As the property market heats up and the Sydney auction clearance rate hit a spectacular near-record 84 per cent on the weekend, a leading property economist has warned mum and dad investors to do their research carefully before diving into the market.

Dr Andrew Wilson, the senior economist at Australian Property Monitors (a Fairfax Media company) says there’s a burgeoning investor industry growing off the back of the current flight to bricks and mortar by investors, and buyers need to be wary of rushing into so-called “hotspots”.

“Is there really such a thing as a hotspot?” he asks. “Or is the hotspot just a place where investors get their fingers burnt?”

While Wilson says Australia has a “resilient, robust housing market”, he warns “that doesn’t mean that it’s a license to print money. Unfortunately there is a proponent of the quick, easy kill in the housing market once it starts to rise”.

Wilson says mining towns, such as Gladstone in Queensland, are stark examples of how markets can become overheated and inflate when there is a rush of investor funds.

In assessing whether an area offers good investment prospects, purchasers should gain an understanding of the demographics of an area, research recent vacancy rates and price movements, learn about future developments planned for the location and, most importantly, know the local economy.

“If the local economy is underperforming or if it is exposed to say, just one element, like a mine or a large agricultural resource or a … manufacturing entity that drives most of the economic output, then … you can be exposed to a downturn quite quickly,” Wilson says.

“That’s why larger markets with a more diverse economic profile offer the best type of … investment.”

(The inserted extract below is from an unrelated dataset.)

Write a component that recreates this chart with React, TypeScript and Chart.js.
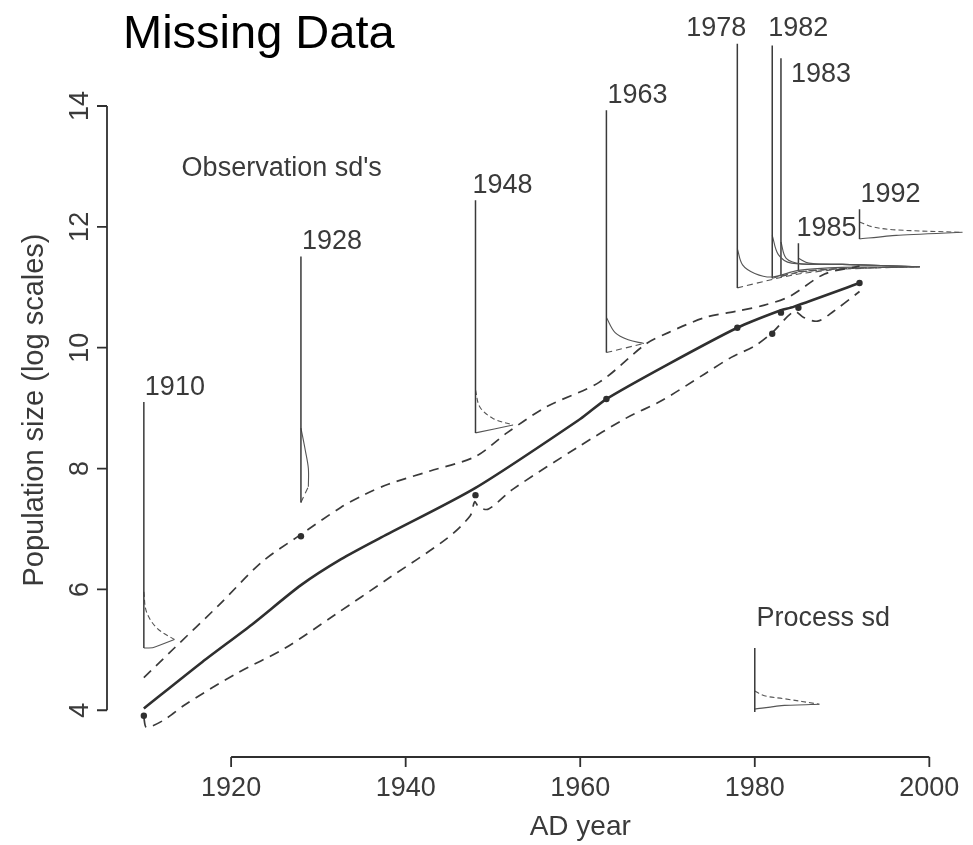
import { useEffect, useRef } from "react";
import { Chart, registerables } from "chart.js";

Chart.register(...registerables);

// ---------- data ----------
const xTicks = [1920, 1940, 1960, 1980, 2000];
const yTicks = [4, 6, 8, 10, 12, 14];

const trendYears = [1910, 1916.7, 1922.4, 1928, 1932.6, 1937.2, 1948, 1960, 1963, 1970, 1978, 1982.6, 1984.5, 1992];
const trendValues = [4.03, 4.8, 5.42, 6.07, 6.5, 6.86, 7.68, 8.82, 9.15, 9.72, 10.33, 10.6, 10.68, 11.07];

const upperYears = [1910, 1913.5, 1918.6, 1923.5, 1927.8, 1932.6, 1935.3, 1938, 1942.8, 1948, 1951.6, 1956.1, 1962.2, 1967.5, 1970.1, 1974.3, 1978.1, 1981, 1984, 1988, 1992];
const upperValues = [4.54, 5.03, 5.74, 6.45, 6.89, 7.36, 7.57, 7.74, 7.96, 8.2, 8.59, 9.02, 9.43, 10.06, 10.25, 10.5, 10.61, 10.7, 10.85, 11.22, 11.35];

const lowerYears = [1910, 1910.3, 1912.2, 1914.8, 1920.5, 1926.2, 1931.9, 1938, 1944.7, 1947.4, 1947.9, 1948.4, 1949.5, 1952.3, 1959.9, 1965.2, 1969.4, 1974.3, 1977.3, 1980, 1982, 1984.5, 1985.6, 1987.2, 1989, 1992];
const lowerValues = [3.88, 3.72, 3.83, 4.1, 4.6, 5.03, 5.58, 6.18, 6.84, 7.22, 7.45, 7.36, 7.33, 7.66, 8.37, 8.83, 9.13, 9.57, 9.84, 10.03, 10.25, 10.6, 10.5, 10.44, 10.6, 10.93];

const obsYears = [1910, 1928, 1948, 1963, 1978, 1982, 1983, 1985, 1992];
const obsValues = [3.91, 6.88, 7.56, 9.15, 10.33, 10.23, 10.58, 10.66, 11.07];

// observation sd glyphs (sideways densities)
const glyphYears = [1910, 1928, 1948, 1963, 1978, 1982, 1983, 1985, 1992];
const glyphTop = [9.1, 11.51, 12.44, 13.93, 15.03, 15.0, 14.79, 11.73, 12.29];
const glyphBottom = [5.03, 7.44, 8.59, 9.92, 10.99, 11.15, 11.18, 11.26, 11.8];
const glyphCurveX = [
  [1910, 1910.3, 1911.5, 1913.5],
  [1928, 1928.5, 1928.85, 1928.85],
  [1948, 1948.5, 1950, 1952.3],
  [1963, 1964, 1965.5, 1967.3],
  [1978, 1978.6, 1980, 1982, 1985, 1990, 1998.9],
  [1982, 1982.7, 1984.2, 1990, 1998.9],
  [1983, 1983.6, 1985.3, 1990, 1998.9],
  [1985, 1986.2, 1990, 1998.9],
  [1992, 1993.5, 1996.2, 2003.8],
];
const glyphCurveY = [
  [5.96, 5.63, 5.36, 5.17],
  [8.67, 8.3, 8.0, 7.7],
  [9.3, 9.02, 8.83, 8.72],
  [10.5, 10.25, 10.13, 10.07],
  [11.64, 11.37, 11.23, 11.17, 11.28, 11.33, 11.34],
  [11.86, 11.54, 11.4, 11.38, 11.34],
  [11.75, 11.48, 11.39, 11.38, 11.34],
  [11.48, 11.4, 11.38, 11.34],
  [12.08, 12.0, 11.95, 11.91],
];
const glyphBaseX = [
  [1910, 1911.1, 1913.5],
  [1928, 1928.85],
  [1948, 1952.3],
  [1963, 1967.3],
  [1978, 1982, 1985, 1990, 1998.9],
  [1982, 1985, 1990, 1998.9],
  [1983, 1986, 1990, 1998.9],
  [1985, 1990, 1998.9],
  [1992, 1996.2, 2003.8],
];
const glyphBaseY = [
  [5.03, 5.04, 5.17],
  [7.44, 7.7],
  [8.59, 8.72],
  [9.92, 10.07],
  [10.99, 11.13, 11.22, 11.3, 11.34],
  [11.15, 11.25, 11.31, 11.34],
  [11.18, 11.27, 11.31, 11.34],
  [11.26, 11.31, 11.34],
  [11.8, 11.86, 11.91],
];

// process sd glyph
const processYear = 1980;
const processTop = 5.03;
const processBottom = 3.97;
const processCurveX = [1980, 1981.1, 1983.4, 1987.4];
const processCurveY = [4.32, 4.24, 4.19, 4.1];
const processBaseX = [1980, 1983.4, 1987.4];
const processBaseY = [4.02, 4.08, 4.1];

const titleText = "Missing Data";
const xTitle = "AD year";
const yTitle = "Population size (log scales)";
const obsNote = { text: "Observation sd's", x: 1925.8, y: 12.96 };
const procNote = { text: "Process sd", x: 1980.2, y: 5.52 };

// ---------- layout / style ----------
const W = 973;
const H = 845;
const X_MIN = 1893.977;
const X_MAX = 2004.545;
const Y_MIN = 1.836;
const Y_MAX = 15.6885;
const FONT = "'Liberation Sans', Arial, Helvetica, sans-serif";
const INK = "#2f2f2f";
const TEXT = "#3a3a3a";
const dashedCurveYears = new Set([1910, 1948, 1992]);

const pts = (xs: number[], ys: number[]) => xs.map((x, i) => ({ x, y: ys[i] }));

function buildDatasets() {
  const ds: any[] = [];
  ds.push({
    data: pts(obsYears, obsValues),
    showLine: false,
    pointRadius: 3.2,
    pointBackgroundColor: INK,
    pointBorderWidth: 0,
  });
  ds.push({
    data: pts(trendYears, trendValues),
    showLine: true,
    borderColor: INK,
    borderWidth: 2.6,
    pointRadius: 0,
    tension: 0.25,
  });
  ds.push({
    data: pts(upperYears, upperValues),
    showLine: true,
    borderColor: "#3a3a3a",
    borderWidth: 1.7,
    borderDash: [10, 7],
    pointRadius: 0,
    tension: 0.3,
  });
  ds.push({
    data: pts(lowerYears, lowerValues),
    showLine: true,
    borderColor: "#3a3a3a",
    borderWidth: 1.7,
    borderDash: [10, 7],
    pointRadius: 0,
    tension: 0.3,
  });
  const addGlyph = (
    year: number, top: number, bottom: number,
    cx: number[], cy: number[], bx: number[], by: number[], curveDashed: boolean
  ) => {
    ds.push({
      data: [{ x: year, y: top }, { x: year, y: bottom }],
      showLine: true, borderColor: "#3a3a3a", borderWidth: 1.5, pointRadius: 0, tension: 0,
    });
    ds.push({
      data: pts(cx, cy),
      showLine: true, borderColor: "#555555", borderWidth: 1.1, pointRadius: 0, tension: 0.35,
      borderDash: curveDashed ? [5, 3] : [],
    });
    ds.push({
      data: pts(bx, by),
      showLine: true, borderColor: "#555555", borderWidth: 1.1, pointRadius: 0, tension: 0.2,
      borderDash: curveDashed ? [] : [6, 4],
    });
  };
  glyphYears.forEach((yr, i) => {
    addGlyph(yr, glyphTop[i], glyphBottom[i], glyphCurveX[i], glyphCurveY[i], glyphBaseX[i], glyphBaseY[i], dashedCurveYears.has(yr));
  });
  addGlyph(processYear, processTop, processBottom, processCurveX, processCurveY, processBaseX, processBaseY, true);
  return ds;
}

const textPlugin = {
  id: "textPlugin",
  afterDraw(chart: any) {
    const ctx: CanvasRenderingContext2D = chart.ctx;
    const xs = chart.scales.x;
    const ys = chart.scales.y;
    const px = (v: number) => xs.getPixelForValue(v);
    const py = (v: number) => ys.getPixelForValue(v);
    ctx.save();

    // title
    ctx.fillStyle = "#000";
    ctx.font = `47px ${FONT}`;
    ctx.textAlign = "left";
    ctx.textBaseline = "alphabetic";
    ctx.fillText(titleText, 123, 48);

    // y axis
    const yAxisX = 107;
    ctx.strokeStyle = INK;
    ctx.lineWidth = 1.8;
    ctx.beginPath();
    ctx.moveTo(yAxisX, py(yTicks[0]));
    ctx.lineTo(yAxisX, py(yTicks[yTicks.length - 1]));
    yTicks.forEach((t) => {
      ctx.moveTo(yAxisX, py(t));
      ctx.lineTo(yAxisX - 10, py(t));
    });
    ctx.stroke();
    ctx.fillStyle = TEXT;
    ctx.font = `27px ${FONT}`;
    ctx.textAlign = "center";
    yTicks.forEach((t) => {
      ctx.save();
      ctx.translate(88, py(t));
      ctx.rotate(-Math.PI / 2);
      ctx.fillText(String(t), 0, 0);
      ctx.restore();
    });
    ctx.save();
    ctx.font = `29px ${FONT}`;
    ctx.translate(43, 410);
    ctx.rotate(-Math.PI / 2);
    ctx.fillText(yTitle, 0, 0);
    ctx.restore();

    // x axis
    const xAxisY = 757;
    ctx.beginPath();
    ctx.moveTo(px(xTicks[0]), xAxisY);
    ctx.lineTo(px(xTicks[xTicks.length - 1]), xAxisY);
    xTicks.forEach((t) => {
      ctx.moveTo(px(t), xAxisY);
      ctx.lineTo(px(t), xAxisY + 10);
    });
    ctx.stroke();
    ctx.font = `27px ${FONT}`;
    xTicks.forEach((t) => ctx.fillText(String(t), px(t), 796));
    ctx.font = `28px ${FONT}`;
    ctx.fillText(xTitle, (px(xTicks[0]) + px(xTicks[xTicks.length - 1])) / 2, 835);

    // glyph labels
    ctx.font = `27px ${FONT}`;
    glyphYears.forEach((yr, i) => {
      const gx = px(yr);
      const gy = py(glyphTop[i]);
      if (yr === 1978) {
        ctx.textAlign = "right";
        ctx.fillText(String(yr), gx + 9, gy - 8);
      } else if (yr === 1983) {
        ctx.textAlign = "left";
        ctx.fillText(String(yr), gx + 10, gy + 24);
      } else if (yr === 1982) {
        ctx.textAlign = "left";
        ctx.fillText(String(yr), gx - 4, gy - 10);
      } else {
        ctx.textAlign = "left";
        ctx.fillText(String(yr), gx + (yr === 1948 ? -3 : yr === 1985 ? -2 : 1), gy - 7);
      }
    });

    // notes
    ctx.textBaseline = "middle";
    ctx.textAlign = "center";
    ctx.fillText(obsNote.text, px(obsNote.x), py(obsNote.y));
    ctx.textAlign = "left";
    ctx.fillText(procNote.text, px(procNote.x), py(procNote.y));

    ctx.restore();
  },
};

export default function App() {
  const ref = useRef<HTMLCanvasElement>(null);
  useEffect(() => {
    if (!ref.current) return;
    const chart = new Chart(ref.current, {
      type: "scatter",
      data: { datasets: buildDatasets() },
      options: {
        animation: false,
        responsive: false,
        devicePixelRatio: 1,
        layout: { padding: 0 },
        plugins: { legend: { display: false }, tooltip: { enabled: false }, title: { display: false } },
        scales: {
          x: { type: "linear", min: X_MIN, max: X_MAX, display: false },
          y: { type: "linear", min: Y_MIN, max: Y_MAX, display: false },
        },
        events: [],
      },
      plugins: [textPlugin],
    });
    return () => chart.destroy();
  }, []);
  return (
    <div style={{ position: "fixed", left: 0, top: 0, width: W, height: H, background: "#fff" }}>
      <canvas ref={ref} width={W} height={H} style={{ display: "block", width: W, height: H }} />
    </div>
  );
}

Wilson also warns that the housing market is not the place for short-term capital gains. “People have built themselves very solid portfolios, which do become secure nest eggs, by taking that medium to longer term view, by building that equity in solid stable markets, like in capital city markets.”

One thing is for sure, a market that heats up must cool down at some stage. “My gut feel is that next year we’re going to see a downturn in the economy and that will take a little bit of the heat out of the market,” says Wilson.